Start of DATA LINES

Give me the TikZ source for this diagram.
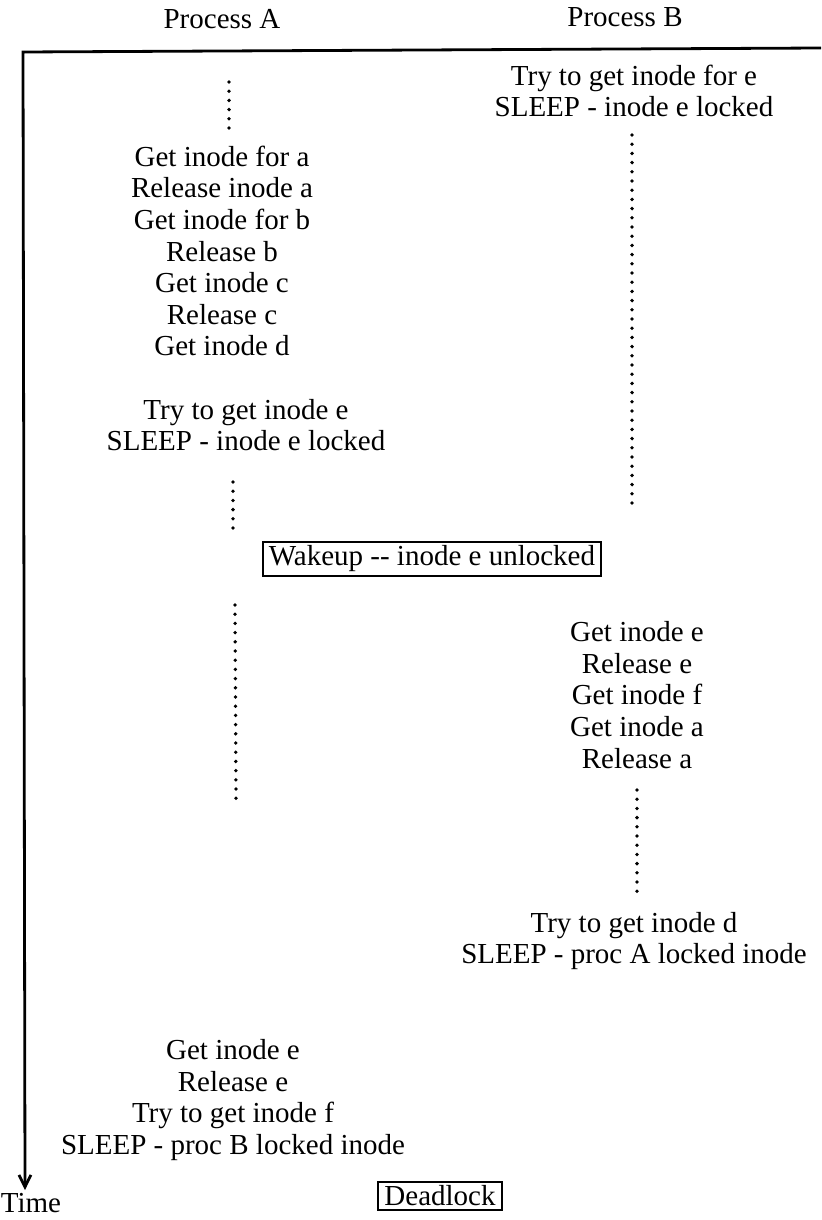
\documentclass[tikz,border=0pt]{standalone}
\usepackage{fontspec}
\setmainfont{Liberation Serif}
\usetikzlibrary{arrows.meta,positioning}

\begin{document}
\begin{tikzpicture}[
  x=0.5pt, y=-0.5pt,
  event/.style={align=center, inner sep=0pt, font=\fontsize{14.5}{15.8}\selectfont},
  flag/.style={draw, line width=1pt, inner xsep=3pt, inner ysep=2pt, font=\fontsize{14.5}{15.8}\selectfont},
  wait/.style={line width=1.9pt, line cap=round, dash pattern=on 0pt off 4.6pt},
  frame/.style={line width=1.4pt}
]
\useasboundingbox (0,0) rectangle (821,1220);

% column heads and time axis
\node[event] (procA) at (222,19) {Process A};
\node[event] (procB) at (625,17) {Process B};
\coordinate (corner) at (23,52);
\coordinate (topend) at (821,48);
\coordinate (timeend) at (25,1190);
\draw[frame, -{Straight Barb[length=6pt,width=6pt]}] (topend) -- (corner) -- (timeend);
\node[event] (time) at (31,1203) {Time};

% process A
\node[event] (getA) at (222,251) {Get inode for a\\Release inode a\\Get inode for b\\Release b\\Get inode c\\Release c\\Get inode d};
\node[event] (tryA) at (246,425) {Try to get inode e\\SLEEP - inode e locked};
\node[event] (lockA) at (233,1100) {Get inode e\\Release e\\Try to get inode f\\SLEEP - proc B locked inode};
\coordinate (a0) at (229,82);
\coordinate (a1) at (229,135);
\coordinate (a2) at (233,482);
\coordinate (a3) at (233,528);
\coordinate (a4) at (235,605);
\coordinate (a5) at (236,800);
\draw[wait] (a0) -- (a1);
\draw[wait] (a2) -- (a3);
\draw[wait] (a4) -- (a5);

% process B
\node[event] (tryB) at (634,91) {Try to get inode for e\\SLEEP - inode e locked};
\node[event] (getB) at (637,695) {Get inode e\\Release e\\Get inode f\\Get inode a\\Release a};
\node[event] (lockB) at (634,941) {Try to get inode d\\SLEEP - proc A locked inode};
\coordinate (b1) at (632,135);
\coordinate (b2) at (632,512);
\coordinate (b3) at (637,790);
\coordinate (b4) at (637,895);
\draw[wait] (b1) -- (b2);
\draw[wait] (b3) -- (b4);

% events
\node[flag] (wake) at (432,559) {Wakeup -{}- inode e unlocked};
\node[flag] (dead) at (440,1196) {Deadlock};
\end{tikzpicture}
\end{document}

End of DATA LINES

_DO THIS:_ Repeat only the lines from the beginning of the material through the line containing "(0,0) rectangle (821,1220);", both ends kept, leaving pictures out.

_EXERCISE RESPONSE:_
Give me the TikZ source for this diagram.
\documentclass[tikz,border=0pt]{standalone}
\usepackage{fontspec}
\setmainfont{Liberation Serif}
\usetikzlibrary{arrows.meta,positioning}

\begin{document}
\begin{tikzpicture}[
  x=0.5pt, y=-0.5pt,
  event/.style={align=center, inner sep=0pt, font=\fontsize{14.5}{15.8}\selectfont},
  flag/.style={draw, line width=1pt, inner xsep=3pt, inner ysep=2pt, font=\fontsize{14.5}{15.8}\selectfont},
  wait/.style={line width=1.9pt, line cap=round, dash pattern=on 0pt off 4.6pt},
  frame/.style={line width=1.4pt}
]
\useasboundingbox (0,0) rectangle (821,1220);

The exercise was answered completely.